Williams, though himself not a slave by virtue of the fact that his grandmother was an Indian, was considered a good judge of healthy slaves, those who would prove profitable to their owners, so he often accompanied slave purchasers to the Baltimore slave markets.
He told of having been taken by a certain slave master to the Baltimore wharf, boarded a boat and after the slave dealer and the captain negotiated a deal, he, Williams, not realizing that he was being used as a decoy, led a group of some thirty or forty blacks, men, women and children, through a dark and dirty tunnel for a distance of several blocks to a slave market pen, where they were placed on the auction block.

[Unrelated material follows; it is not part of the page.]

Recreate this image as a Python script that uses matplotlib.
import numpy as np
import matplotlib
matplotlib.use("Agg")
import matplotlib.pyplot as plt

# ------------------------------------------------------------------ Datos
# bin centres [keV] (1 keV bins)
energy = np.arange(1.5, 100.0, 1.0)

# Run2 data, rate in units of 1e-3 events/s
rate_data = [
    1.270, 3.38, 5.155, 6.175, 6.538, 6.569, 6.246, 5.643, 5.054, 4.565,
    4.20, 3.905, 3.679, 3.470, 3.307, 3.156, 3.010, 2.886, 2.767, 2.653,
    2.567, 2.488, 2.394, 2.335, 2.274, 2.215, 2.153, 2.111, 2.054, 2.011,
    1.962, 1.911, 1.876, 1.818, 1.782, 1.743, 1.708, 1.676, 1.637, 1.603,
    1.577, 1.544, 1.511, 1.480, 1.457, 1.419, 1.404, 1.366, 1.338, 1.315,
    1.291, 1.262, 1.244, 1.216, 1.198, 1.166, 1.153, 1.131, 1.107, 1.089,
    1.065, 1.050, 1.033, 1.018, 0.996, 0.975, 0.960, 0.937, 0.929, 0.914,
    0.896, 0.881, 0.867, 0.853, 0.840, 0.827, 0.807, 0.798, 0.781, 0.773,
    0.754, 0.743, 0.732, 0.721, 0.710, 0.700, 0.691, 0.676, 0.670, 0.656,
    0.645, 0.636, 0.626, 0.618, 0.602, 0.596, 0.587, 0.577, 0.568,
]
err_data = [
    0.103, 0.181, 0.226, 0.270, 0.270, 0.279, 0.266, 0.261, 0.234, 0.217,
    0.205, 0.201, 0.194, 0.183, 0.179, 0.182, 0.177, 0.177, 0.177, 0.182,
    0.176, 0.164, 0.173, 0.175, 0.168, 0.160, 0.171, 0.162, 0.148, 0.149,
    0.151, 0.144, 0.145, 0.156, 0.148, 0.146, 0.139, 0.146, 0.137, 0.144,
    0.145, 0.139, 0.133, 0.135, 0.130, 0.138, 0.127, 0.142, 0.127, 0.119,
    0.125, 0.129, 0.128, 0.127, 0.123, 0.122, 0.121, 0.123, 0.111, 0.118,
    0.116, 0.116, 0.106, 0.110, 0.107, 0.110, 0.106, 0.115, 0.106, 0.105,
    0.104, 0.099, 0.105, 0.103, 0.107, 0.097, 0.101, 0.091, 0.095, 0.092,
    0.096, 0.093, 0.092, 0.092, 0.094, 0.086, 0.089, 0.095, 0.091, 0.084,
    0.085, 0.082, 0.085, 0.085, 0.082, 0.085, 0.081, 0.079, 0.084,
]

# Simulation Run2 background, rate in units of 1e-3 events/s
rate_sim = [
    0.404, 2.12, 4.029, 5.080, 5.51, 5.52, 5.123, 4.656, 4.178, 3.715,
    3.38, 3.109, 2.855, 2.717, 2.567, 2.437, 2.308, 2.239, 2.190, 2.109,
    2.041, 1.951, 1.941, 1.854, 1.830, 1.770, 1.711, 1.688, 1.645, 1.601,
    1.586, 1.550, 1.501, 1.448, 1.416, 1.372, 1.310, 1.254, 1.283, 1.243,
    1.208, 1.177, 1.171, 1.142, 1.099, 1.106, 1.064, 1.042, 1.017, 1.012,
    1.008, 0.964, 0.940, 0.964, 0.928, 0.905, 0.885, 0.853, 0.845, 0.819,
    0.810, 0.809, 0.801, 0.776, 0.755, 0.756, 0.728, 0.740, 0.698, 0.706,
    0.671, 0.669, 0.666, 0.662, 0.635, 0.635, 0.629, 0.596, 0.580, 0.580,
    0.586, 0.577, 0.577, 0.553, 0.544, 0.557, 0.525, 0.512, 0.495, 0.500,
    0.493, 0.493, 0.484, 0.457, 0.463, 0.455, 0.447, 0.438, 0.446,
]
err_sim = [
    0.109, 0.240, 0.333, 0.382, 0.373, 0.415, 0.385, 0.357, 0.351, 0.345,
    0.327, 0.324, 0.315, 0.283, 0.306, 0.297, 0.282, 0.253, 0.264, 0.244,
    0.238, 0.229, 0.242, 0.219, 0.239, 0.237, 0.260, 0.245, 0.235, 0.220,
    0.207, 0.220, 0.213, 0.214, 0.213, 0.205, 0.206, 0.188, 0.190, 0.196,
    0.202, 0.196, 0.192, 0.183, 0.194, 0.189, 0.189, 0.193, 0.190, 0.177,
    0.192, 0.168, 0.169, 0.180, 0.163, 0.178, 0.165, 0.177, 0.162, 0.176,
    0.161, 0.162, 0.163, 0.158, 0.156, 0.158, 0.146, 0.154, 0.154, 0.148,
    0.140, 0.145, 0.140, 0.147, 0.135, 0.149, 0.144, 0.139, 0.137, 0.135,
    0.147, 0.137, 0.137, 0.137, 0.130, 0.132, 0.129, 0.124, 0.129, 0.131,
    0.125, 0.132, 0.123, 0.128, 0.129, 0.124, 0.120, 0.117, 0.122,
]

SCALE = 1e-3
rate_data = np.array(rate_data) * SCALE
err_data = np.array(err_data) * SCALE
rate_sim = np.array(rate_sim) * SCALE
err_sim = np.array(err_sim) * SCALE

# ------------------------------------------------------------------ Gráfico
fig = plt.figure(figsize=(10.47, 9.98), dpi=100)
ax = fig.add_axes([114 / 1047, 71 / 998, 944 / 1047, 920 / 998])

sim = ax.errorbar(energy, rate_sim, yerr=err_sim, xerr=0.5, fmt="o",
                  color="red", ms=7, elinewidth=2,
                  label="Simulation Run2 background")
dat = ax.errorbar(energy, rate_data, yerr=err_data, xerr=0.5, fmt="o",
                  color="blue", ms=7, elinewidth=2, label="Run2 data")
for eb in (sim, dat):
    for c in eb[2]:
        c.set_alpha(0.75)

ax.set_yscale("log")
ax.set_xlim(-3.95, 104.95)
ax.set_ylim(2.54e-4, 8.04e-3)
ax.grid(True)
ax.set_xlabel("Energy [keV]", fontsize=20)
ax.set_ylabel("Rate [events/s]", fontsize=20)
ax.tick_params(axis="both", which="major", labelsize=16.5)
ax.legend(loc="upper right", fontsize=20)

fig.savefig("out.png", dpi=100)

He was told to sort of pacify the black women who set up a wail when they were separated from their husbands and children. It was a pitiful sight to see them, half naked, some whipped into submission, cast into slave pens surrounded by iron bars. A good healthy negro man from 18 to 30 would bring from $200 to $800. Women would bring about half the price of the men. Often when the women parted with their children and loved ones, they would never see them again.

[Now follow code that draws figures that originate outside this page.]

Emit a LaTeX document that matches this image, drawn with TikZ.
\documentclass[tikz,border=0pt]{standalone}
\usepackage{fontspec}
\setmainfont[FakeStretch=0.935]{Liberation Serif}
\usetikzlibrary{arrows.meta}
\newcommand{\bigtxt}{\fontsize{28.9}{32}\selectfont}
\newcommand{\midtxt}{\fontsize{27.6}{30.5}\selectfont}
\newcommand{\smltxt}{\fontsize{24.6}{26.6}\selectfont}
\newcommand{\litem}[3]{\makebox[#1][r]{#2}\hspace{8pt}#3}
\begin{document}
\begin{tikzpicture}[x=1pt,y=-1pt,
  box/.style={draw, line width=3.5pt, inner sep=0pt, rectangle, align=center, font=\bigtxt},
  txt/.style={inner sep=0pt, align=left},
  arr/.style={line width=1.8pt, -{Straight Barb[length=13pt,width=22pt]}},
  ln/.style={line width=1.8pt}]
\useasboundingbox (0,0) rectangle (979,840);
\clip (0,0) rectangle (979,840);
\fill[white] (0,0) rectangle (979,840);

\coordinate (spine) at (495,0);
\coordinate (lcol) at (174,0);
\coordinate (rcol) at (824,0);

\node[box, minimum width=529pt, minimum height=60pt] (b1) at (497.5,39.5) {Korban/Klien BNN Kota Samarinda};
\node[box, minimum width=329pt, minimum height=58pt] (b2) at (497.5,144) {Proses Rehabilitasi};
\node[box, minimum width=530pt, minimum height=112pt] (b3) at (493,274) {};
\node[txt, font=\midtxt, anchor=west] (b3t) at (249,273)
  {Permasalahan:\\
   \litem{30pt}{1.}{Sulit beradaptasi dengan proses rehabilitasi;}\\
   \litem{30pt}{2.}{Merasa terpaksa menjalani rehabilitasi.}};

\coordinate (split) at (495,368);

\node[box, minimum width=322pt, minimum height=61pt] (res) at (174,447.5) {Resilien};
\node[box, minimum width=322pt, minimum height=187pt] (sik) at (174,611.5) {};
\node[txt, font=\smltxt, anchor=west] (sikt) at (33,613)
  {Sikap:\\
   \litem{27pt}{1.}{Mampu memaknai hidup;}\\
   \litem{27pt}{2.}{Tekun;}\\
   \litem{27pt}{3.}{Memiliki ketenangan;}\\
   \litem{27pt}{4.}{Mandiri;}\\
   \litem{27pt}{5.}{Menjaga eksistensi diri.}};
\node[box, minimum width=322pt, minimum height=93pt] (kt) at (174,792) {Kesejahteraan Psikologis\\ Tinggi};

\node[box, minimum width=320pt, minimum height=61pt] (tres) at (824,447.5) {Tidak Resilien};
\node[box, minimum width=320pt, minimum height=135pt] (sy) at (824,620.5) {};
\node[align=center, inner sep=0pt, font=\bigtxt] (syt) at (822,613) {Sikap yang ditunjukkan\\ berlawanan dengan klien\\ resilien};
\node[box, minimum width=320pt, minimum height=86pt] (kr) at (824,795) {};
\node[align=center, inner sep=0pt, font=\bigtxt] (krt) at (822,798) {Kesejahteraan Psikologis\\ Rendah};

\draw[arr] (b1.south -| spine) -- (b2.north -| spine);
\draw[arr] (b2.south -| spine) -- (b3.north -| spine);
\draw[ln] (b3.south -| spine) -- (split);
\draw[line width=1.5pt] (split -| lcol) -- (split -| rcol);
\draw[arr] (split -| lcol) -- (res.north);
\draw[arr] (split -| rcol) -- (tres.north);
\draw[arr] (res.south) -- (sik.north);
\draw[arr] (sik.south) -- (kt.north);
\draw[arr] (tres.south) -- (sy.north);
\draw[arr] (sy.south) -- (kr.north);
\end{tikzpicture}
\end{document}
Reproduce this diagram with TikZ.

Such conditions as existed in the Baltimore slave markets, which were considered the most important in the country, and the subsequent ill treatment of the unfortunates, hastened the war between the states.
The increasing numbers of free negroes also had much to do with causing the civil war. The South was finding black slavery a sort of white elephant. Everywhere the question was what to do with the freeman. Nobody wanted them. Some states declared they were a public nuisance.
"Uncle Rezin", by which name some called him, since slavery days, was, besides being engaged in preaching the Gospel, journeying from one town to another, where he has performed hundreds of marriages among his race, baptised thousands, performed numerous christenings and probably preached more sermons than any Negro now living. He preached his last sermon two years ago. He says his life's work is now through and he is crossing over the River Jordan and will soon be on the other side. Since the Civil War he has made extra money for his support during depression times by doing odd jobs of whitewashing, serving as a porter or janitor, cutting wood, hauling and running errands, also serving as a teamster, picking berries and working as a laborer. He has had several miraculous escapes from death during his long life. Twice during the past quarter of a century his home at Mount Winans has been destroyed by fire, when firemen rescued him in the nick of time, and some years ago, when he was suddenly awakened during a severe windstorm, his house was unroofed and blew down. When workmen were clearing away the debris in search for "Uncle" Rezin, some hours later, a voice was heard coming from a large barrel in the cellar. It was from Williams, who somehow managed to crawl in the barrel during the storm, and called out: "De Lord hab sabed me. You all haul me out of here, but I'se all right." Scabo, his pet dog, was killed by the falling debris during the storm. Firemen at Westport state that three years ago, when fire damaged "Uncle" Rezin's home, the aged negro preacher refused to be rescued, and walked out of the building through stifling smoke, as though nothing had happened. When veterans of a great war have been mowed down by the scythe of Father Time until their numbers are few, an added public interest attaches to them. Baltimore septuagenarians remember the honor paid to the last surviving "Old Defenders", who faced the British troops at North Point in 1814, and now the few veterans of the War of Secession, whether they wore the blue or the gray, receive similar attention. A far different class, one peculiarly associated with the strife between the North and the South, are approaching the point of fading out from the life of today—the old slaves, and original old freemen. "Parson" Williams tops the list of them all.